We work with a snapshot downloaded on 2021-02-28, but the whole process is expected to be re-executable without any issues as in later stages we filter down the working data to include the years of 2018, 2019, and 2020, which are all in the past, so we do not expect them to change.
Also, we write out the data into Parquet format to read and write the massive amount of data faster.
We kept the online download code commented to prevent slowing down the process once we have the local copies downloaded.
The data used for the study is maintained by the City of Chicago at the Chicago Data Portal: https://data.cityofchicago.org/ .
We apply modeling on counts of traffic crashes per location based on a large set of features:
(https://data.cityofchicago.org/Transportation/Traffic-Crashes-Crashes/85ca-t3if ).
The dataset is updated daily with new crash reports provided by the Chicago Police Department (CPD) electronic crash reporting system (E-Crash). Data is limited to crashes for which the Chicago Police Department is the responding police agency. Thus, reports are not provided for crashes on the interstate highways that go through Chicago. While data starts in 2015 for some police districts, citywide crash data begins in September 2017. We decided to limit data analysis to 2018-2020 reports as these reports are complete and cover both pre-covid and covid traffic crashes.
Modeling is done on 2019 data and tested on 2020 data.
Total records downloaded (2018~2020):
- 328,790 records
Total records used (2019-2020):
- 116,723 + 91,332 = 208,055 records
Target Features (2019 ratio):
- has_injuries (0.14)
Features:
Data columns (total 26 columns):
# Column Non-Null Count Dtype
--- ------ -------------- -----
0 crash_date 478484 non-null datetime64[ns]
1 crash_year 478484 non-null int16
2 crash_month 478484 non-null int8
3 crash_day_of_week 478484 non-null int8
4 crash_hour 478484 non-null int8
5 crash_time_of_day 478484 non-null category
6 *latitude 478484 non-null float32
7 *longitude 478484 non-null float32
8 *beat_of_occurrence 478484 non-null int64
9 *address 478484 non-null string
10 *street_no 478484 non-null category
11 *street_direction 478484 non-null category
12 *street_name 478484 non-null category
13 posted_speed_limit 478484 non-null int64
14 traffic_control_device 478484 non-null category
15 device_condition 478484 non-null category
16 weather_condition 478484 non-null category
17 lighting_condition 478484 non-null category
18 trafficway_type 478484 non-null category
19 alignment 478484 non-null category
20 roadway_surface_cond 478484 non-null category
21 road_defect 478484 non-null category
22 first_crash_type 478484 non-null category
23 prim_contributory_cause 478484 non-null category
24 sec_contributory_cause 478484 non-null category
25 num_units 478484 non-null int8
dtypes: category(15), datetime64[ns](1), float32(2), int16(1), int64(2), int8(4), string(1)

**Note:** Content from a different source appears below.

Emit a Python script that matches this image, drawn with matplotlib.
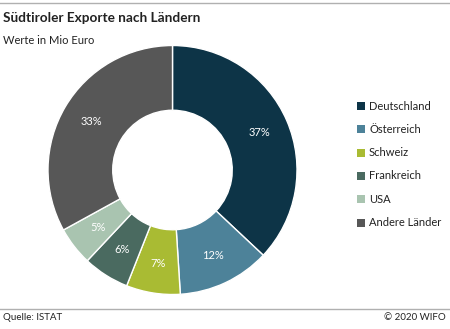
import matplotlib.pyplot as plt
from matplotlib.patches import Rectangle
from matplotlib.lines import Line2D

plt.rcParams["font.family"] = ["Lato", "DejaVu Sans"]

countries = ["Deutschland", "Österreich", "Schweiz", "Frankreich", "USA", "Andere Länder"]
shares = [37, 12, 7, 6, 5, 33]
colors = ["#0d3447", "#4d8299", "#a9bb33", "#4a6a60", "#a9c4b0", "#575757"]

fig = plt.figure(figsize=(4.5, 3.29), dpi=100)
fig.patch.set_facecolor("white")

# header and footer rules
fig.add_artist(Line2D([0, 1], [1 - 3 / 329, 1 - 3 / 329], color="#b0b0b0", lw=1))
fig.add_artist(Line2D([0, 1], [1 - 309 / 329, 1 - 309 / 329], color="#b0b0b0", lw=1))

fig.text(3 / 450, 1 - 18 / 329, "Südtiroler Exporte nach Ländern", fontsize=9.8,
         fontweight="bold", color="#222222", va="center")
fig.text(3 / 450, 1 - 40 / 329, "Werte in Mio Euro", fontsize=8, color="#222222", va="center")
fig.text(3 / 450, 1 - 318 / 329, "Quelle: ISTAT", fontsize=7, color="#222222", va="center")
fig.text(446 / 450, 1 - 318 / 329, "© 2020 WIFO", fontsize=7, color="#222222",
         va="center", ha="right")

ax = fig.add_axes([48 / 450, 34.5 / 329, 249 / 450, 249 / 329])
wedges, texts, autotexts = ax.pie(
    shares, colors=colors, startangle=90, counterclock=False,
    autopct="%d%%", pctdistance=0.76,
    wedgeprops=dict(width=0.52, edgecolor="white", linewidth=1),
    textprops=dict(color="white", fontsize=8),
)
ax.set_xlim(-1, 1)
ax.set_ylim(-1, 1)
ax.set_aspect("equal")
ax.axis("off")

# legend
for i, (name, col) in enumerate(zip(countries, colors)):
    y = 1 - (106 + i * 23.3) / 329
    fig.add_artist(Rectangle((357 / 450, y - 4 / 329), 8 / 450, 8 / 329,
                             facecolor=col, edgecolor="none", transform=fig.transFigure))
    fig.text(369 / 450, y, name, fontsize=8, color="#222222", va="center")

fig.savefig("out.png", dpi=100)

(*) starred features were not all used during the analysis, they were experimented with on and off
After cleaning is performed in 01_cleaning, EDA is applied in two steps. The first step is to generate an overview of the whole data to undertstand the data distributions per feature. Also, to find obvious relations and patterns using correlations. This part is auto generated using SweetViz after performing the data cleaning step to generate a consolidated overview report. The report can be found in 02_report_sweetviz.
The second step of the EDA is more focused and in depth. A set of tabulations, aggregations, and detailed visualizations are created to uncover any possible latent information that is not revealed in the first general step of EDA. The outcomes can be found in 03_analysis_m.
- Decision Trees 04_modeling_m_dtree
- Logistic Regression 04_modeling_m_logreg_sgd
- Stochatic Gradient Descent 04_modeling_m_logreg_sgd
- Random Forest 04_modeling_m_ensemble.ipynb
- AdaBoost 04_modeling_m_ensemble.ipynb
- GradientBoost 04_modeling_m_ensemble.ipynb
- Bagging 04_modeling_m_ensemble.ipynb
City of Chicago, Traffic Crashes - Crashes, Chicago Data Portal, updated daily from https://data.cityofchicago.org/Transportation/Traffic-Crashes-Crashes/85ca-t3if.
Each notebook lists the libraries and print out the versions used by each, you can refer to the html export for the actual ones used during our investigations.
Modules used:
python 3.9.2
numpy 1.20.1
pandas 1.1.4
sklearn 0.24.1
imblearn 0.8.0
klib 0.1.5
sweetviz 2.0.9
Machine used:
- MacBook Pro (16-inch, 2019)
- MacOS Big Sur 11.2.3
- 2.3 GHz 8-Core Intel Core i9
- 32 GB RAM